Bridging Marie Dolfi’s clinical research with the visceral lived experience of Jonathan Lyon to look beyond the "cover story" of adoption and into the reality of the nervous system

Adoption is frequently celebrated as a “Hallmark” success story, but this video explores a reality that is often hidden in plain sight. By bridging the gap between Marie Dolfi’s clinical research and the visceral lived experience found in my writing, this discussion delves into what Dolfi calls “the forgotten trauma”.

We challenge the standard vocabulary of the institution, arguing that the word “adoption” often sanitizes a “catastrophic event” for the child.

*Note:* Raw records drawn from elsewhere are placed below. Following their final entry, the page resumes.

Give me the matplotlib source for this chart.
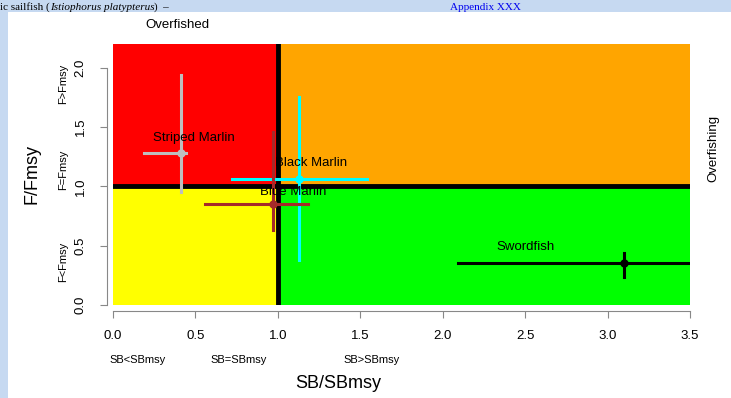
import matplotlib
matplotlib.use('Agg')
import matplotlib.pyplot as plt
from matplotlib.patches import Rectangle

# stock status estimates (SB/SBmsy, F/Fmsy) with ranges
species = ['Striped Marlin', 'Black Marlin', 'Blue Marlin', 'Swordfish']
colors = ['#bebebe', '#00ffff', '#a52a2a', '#000000']
sb = [0.41, 1.13, 0.97, 3.10]
sb_lo = [0.19, 0.72, 0.56, 2.09]
sb_hi = [0.44, 1.54, 1.18, 3.60]
f = [1.28, 1.06, 0.85, 0.35]
f_lo = [0.95, 0.38, 0.63, 0.24]
f_hi = [1.94, 1.75, 1.46, 0.44]
label_x = [0.49, 1.20, 1.09, 2.50]
label_y = [1.41, 1.20, 0.95, 0.49]

xticks = [0.0, 0.5, 1.0, 1.5, 2.0, 2.5, 3.0, 3.5]
yticks = [0.0, 0.5, 1.0, 1.5, 2.0]

fig = plt.figure(figsize=(7.31, 3.98), dpi=100)
fig.patch.set_facecolor('#c6d9f1')
# white page panel behind the chart
bg = fig.add_axes([8 / 731, 0, 1 - 8 / 731, 1 - 12 / 398], zorder=-1)
bg.set_facecolor('white')
bg.set_axis_off()
bg.add_patch(Rectangle((0, 0), 1, 1, transform=bg.transAxes, color='white'))

# caption strip of the surrounding page (chained so pieces do not overlap)
t1 = fig.text(0.0, 1 - 12 / 398, 'ic sailfish (', family='Liberation Serif', fontsize=8,
              va='bottom')
t2 = bg.annotate('Istiophorus platypterus', xy=(1, 0), xycoords=t1, va='bottom',
                 family='Liberation Serif', style='italic', fontsize=8)
t3 = bg.annotate(')  \u2013', xy=(1, 0), xycoords=t2, va='bottom',
                 family='Liberation Serif', fontsize=8)
fig.text(0.615, 1 - 12 / 398, 'Appendix XXX', family='Liberation Serif', fontsize=8,
         va='bottom', color='#0000ee')

ax = fig.add_axes([113 / 731, 1 - 305 / 398, 577 / 731, 261 / 398], zorder=1)
xmax, ymax = 3.5, 2.2
ax.add_patch(Rectangle((0, 1), 1, ymax - 1, color='#ff0000', zorder=0))
ax.add_patch(Rectangle((1, 1), xmax - 1, ymax - 1, color='#ffa500', zorder=0))
ax.add_patch(Rectangle((0, 0), 1, 1, color='#ffff00', zorder=0))
ax.add_patch(Rectangle((1, 0), xmax - 1, 1, color='#00ff00', zorder=0))
ax.axvline(1, color='black', lw=3.5, zorder=1)
ax.axhline(1, color='black', lw=3.5, zorder=1)

for i, name in enumerate(species):
    ax.plot([sb_lo[i], sb_hi[i]], [f[i], f[i]], color=colors[i], lw=2.2, zorder=2)
    ax.plot([sb[i], sb[i]], [f_lo[i], f_hi[i]], color=colors[i], lw=2.2, zorder=2)
    ax.plot(sb[i], f[i], 'o', color=colors[i], ms=5, zorder=3)
    ax.text(label_x[i], label_y[i], name, ha='center', va='center', fontsize=9.5,
            family='Liberation Sans', zorder=4)

ax.set_xlim(0, xmax)
ax.set_ylim(0, ymax)
for s in ['top', 'right']:
    ax.spines[s].set_visible(False)
ax.spines['left'].set_bounds(0, 2.0)
ax.spines['left'].set_position(('outward', 4))
ax.spines['bottom'].set_position(('outward', 4))
ax.spines['left'].set_color('#888888')
ax.spines['bottom'].set_color('#888888')
ax.set_xticks(xticks)
ax.set_yticks(yticks)
ax.set_xticklabels([f'{v:.1f}' for v in xticks], family='Liberation Sans', fontsize=9.5)
ax.set_yticklabels([f'{v:.1f}' for v in yticks], family='Liberation Sans', fontsize=9.5,
                   rotation=90, va='center')
ax.tick_params(direction='out', length=5, color='#888888')
ax.tick_params(axis='y', pad=10)
ax.tick_params(axis='x', pad=9)

ax.text(0.39, 2.36, 'Overfished', ha='center', va='center', fontsize=9.5,
        family='Liberation Sans', clip_on=False)
ax.text(1.04, 0.60, 'Overfishing', transform=ax.transAxes, rotation=90, ha='center',
        va='center', fontsize=9.5, family='Liberation Sans')

for txt, yv in [('F<Fmsy', 0.36), ('F=Fmsy', 1.14), ('F>Fmsy', 1.86)]:
    ax.text(-50 / 577, yv / ymax, txt, transform=ax.transAxes, rotation=90,
            ha='center', va='center', fontsize=8, family='Liberation Sans')
for txt, xv in [('SB<SBmsy', 0.15), ('SB=SBmsy', 0.76), ('SB>SBmsy', 1.57)]:
    ax.text(xv / xmax, -55 / 261, txt, transform=ax.transAxes, ha='center',
            va='center', fontsize=8, family='Liberation Sans')

ax.text(-81 / 577, 0.5, 'F/Fmsy', transform=ax.transAxes, rotation=90, ha='center',
        va='center', fontsize=13, family='Liberation Sans')
ax.text(0.39, -78 / 261, 'SB/SBmsy', transform=ax.transAxes, ha='center',
        va='center', fontsize=13, family='Liberation Sans')

fig.savefig('out.png', dpi=100, facecolor=fig.get_facecolor())
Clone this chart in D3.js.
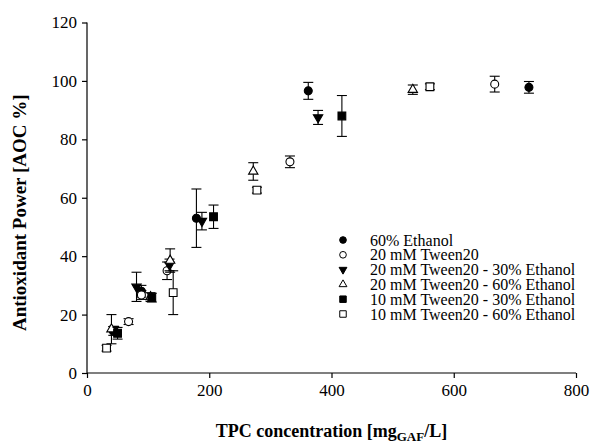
<!DOCTYPE html>
<html>
<head>
<meta charset="utf-8">
<script src="https://cdn.jsdelivr.net/npm/d3@7"></script>
<style>
  body { margin: 0; background: #fff; }
  svg text { font-family: "Liberation Serif", "Times New Roman", serif !important; }
</style>
</head>
<body>
<div id="chart"></div>
<script>
// x = TPC concentration (mgGAE/L), y = AOC %, e = error (+/-)
const seriesNames = [
  "60% Ethanol",
  "20 mM Tween20",
  "20 mM Tween20 - 30% Ethanol",
  "20 mM Tween20 - 60% Ethanol",
  "10 mM Tween20 - 30% Ethanol",
  "10 mM Tween20 - 60% Ethanol"
];
const ethanol60 = [
  { x: 43, y: 14.4, e: 1.5 }, { x: 89, y: 28, e: 2 }, { x: 179, y: 53, e: 10 },
  { x: 362, y: 96.6, e: 2.9 }, { x: 723, y: 97.8, e: 2 }
];
const tween20 = [
  { x: 68, y: 17.6, e: 1 }, { x: 89, y: 26.7, e: 1.5 }, { x: 131, y: 35, e: 3 },
  { x: 332, y: 72.3, e: 2 }, { x: 667, y: 98.9, e: 2.7 }
];
const tween20eth30 = [
  { x: 44, y: 15, e: 1 }, { x: 81, y: 29.5, e: 5 }, { x: 135, y: 37, e: 2 },
  { x: 188, y: 52, e: 3 }, { x: 378, y: 87.5, e: 2.4 }
];
const tween20eth60 = [
  { x: 40, y: 15, e: 5 }, { x: 104, y: 26, e: 1.5 }, { x: 136, y: 38.5, e: 4 },
  { x: 272, y: 69, e: 3 }, { x: 533, y: 97, e: 1.6 }
];
const tween10eth30 = [
  { x: 50, y: 13.6, e: 2 }, { x: 106, y: 25.8, e: 1.5 }, { x: 207, y: 53.5, e: 4 },
  { x: 417, y: 88, e: 7 }
];
const tween10eth60 = [
  { x: 32, y: 8.5, e: 1 }, { x: 141, y: 27.5, e: 7.5 }, { x: 278, y: 62.6, e: 1 },
  { x: 561, y: 98, e: 1 }
];
const xTicks = [0, 200, 400, 600, 800];
const yTicks = [0, 20, 40, 60, 80, 100, 120];

const allSeries = [ethanol60, tween20, tween20eth30, tween20eth60, tween10eth30, tween10eth60];
const markers = [
  { type: d3.symbolCircle, fill: "#000", rotate: 0 },
  { type: d3.symbolCircle, fill: "#fff", rotate: 0 },
  { type: d3.symbolTriangle, fill: "#000", rotate: 180 },
  { type: d3.symbolTriangle, fill: "#fff", rotate: 0 },
  { type: d3.symbolSquare, fill: "#000", rotate: 0 },
  { type: d3.symbolSquare, fill: "#fff", rotate: 0 }
];
const sizes = [50, 50, 38, 38, 60, 60];

const width = 591, height = 445;
const svg = d3.select("#chart").append("svg")
  .attr("width", width).attr("height", height);

const x = d3.scaleLinear().domain([0, 800]).range([87, 576]);
const y = d3.scaleLinear().domain([0, 120]).range([373, 22.5]);

// axes
const xAxis = svg.append("g")
  .attr("transform", `translate(0,${y(0)})`)
  .call(d3.axisBottom(x).tickValues(xTicks).tickSize(5).tickPadding(6));
const yAxis = svg.append("g")
  .attr("transform", `translate(${x(0)},0)`)
  .call(d3.axisLeft(y).tickValues(yTicks).tickSize(5).tickPadding(5));
[xAxis, yAxis].forEach(g => {
  g.attr("font-family", null);
  g.select(".domain").attr("stroke", "#000").attr("stroke-width", 1.2);
  g.selectAll(".tick line").attr("stroke", "#000").attr("stroke-width", 1.2);
  g.selectAll(".tick text").attr("fill", "#000").attr("font-size", 17);
});
xAxis.select(".domain").attr("d", `M${x(0)},0H${x(800)}`);
yAxis.select(".domain").attr("d", `M0,${y(0)}V${y(120)}`);

// points with error bars
const plot = svg.append("g");
allSeries.forEach((data, i) => {
  const g = plot.append("g");
  const bars = g.selectAll("g.err").data(data).join("g").attr("class", "err")
    .attr("stroke", "#000").attr("stroke-width", 1.1);
  bars.append("line")
    .attr("x1", d => x(d.x)).attr("x2", d => x(d.x))
    .attr("y1", d => y(d.y - d.e)).attr("y2", d => y(d.y + d.e));
  bars.append("line")
    .attr("x1", d => x(d.x) - 5).attr("x2", d => x(d.x) + 5)
    .attr("y1", d => y(d.y + d.e)).attr("y2", d => y(d.y + d.e));
  bars.append("line")
    .attr("x1", d => x(d.x) - 5).attr("x2", d => x(d.x) + 5)
    .attr("y1", d => y(d.y - d.e)).attr("y2", d => y(d.y - d.e));
  const m = markers[i];
  g.selectAll("path.pt").data(data).join("path").attr("class", "pt")
    .attr("d", d3.symbol().type(m.type).size(sizes[i]))
    .attr("transform", d => `translate(${x(d.x)},${y(d.y)}) rotate(${m.rotate})`)
    .attr("fill", m.fill).attr("stroke", "#000").attr("stroke-width", 1.1);
});

// legend
const legend = svg.append("g");
seriesNames.forEach((name, i) => {
  const ly = 240 + i * 14.8;
  const m = markers[i];
  legend.append("path")
    .attr("d", d3.symbol().type(m.type).size(sizes[i] * 0.7))
    .attr("transform", `translate(343,${ly}) rotate(${m.rotate})`)
    .attr("fill", m.fill).attr("stroke", "#000").attr("stroke-width", 1);
  legend.append("text")
    .attr("x", 370).attr("y", ly).attr("dy", "0.35em")
    .attr("font-size", 16).attr("fill", "#000")
    .text(name);
});

// axis titles
svg.append("text")
  .attr("transform", `translate(26,${(y(0) + y(120)) / 2 + 15}) rotate(-90)`)
  .attr("text-anchor", "middle")
  .attr("font-size", 19).attr("font-weight", "bold")
  .text("Antioxidant Power [AOC %]");

const xt = svg.append("text")
  .attr("x", (x(0) + x(800)) / 2).attr("y", 437)
  .attr("text-anchor", "middle")
  .attr("font-size", 18).attr("font-weight", "bold");
xt.append("tspan").text("TPC concentration [mg");
xt.append("tspan").attr("font-size", 13).attr("dy", 4).text("GAF");
xt.append("tspan").attr("dy", -4).text("/L]");
</script>
</body>
</html>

Instead, we look at the reality of relinquishment - the “breaking of the biological and historical continuity of a human being”.

In this deep dive, we move past the legal paperwork to examine the “nervous system” of the child, rather than just the “system” of the state.

Throughout the video, you will explore:

Implicit Memory: The biological reality that a baby’s body is “online before day one,” and that losing the mother, the “biological habitat”, is encoded in the brain as a fundamental threat to survival.

The False Self: The survival mechanism where a child becomes the “architect of the soul,” suppressing their own needs and fawning to ensure they are “enough” for their new family.

The “Red Smoke”: The metaphor for how trauma trails a survivor into adulthood, creating a “radar system” for abandonment and a nervous system that is often “jammed” in threat mode.

This video is an invitation to move beyond “cover stories” and toward avowal, the radical act of naming the pain and allowing grief to take up space. It is a call for witnessing rather than fixing, encouraging us all to hold the complex ambivalence where love and rupture exist at the exact same time.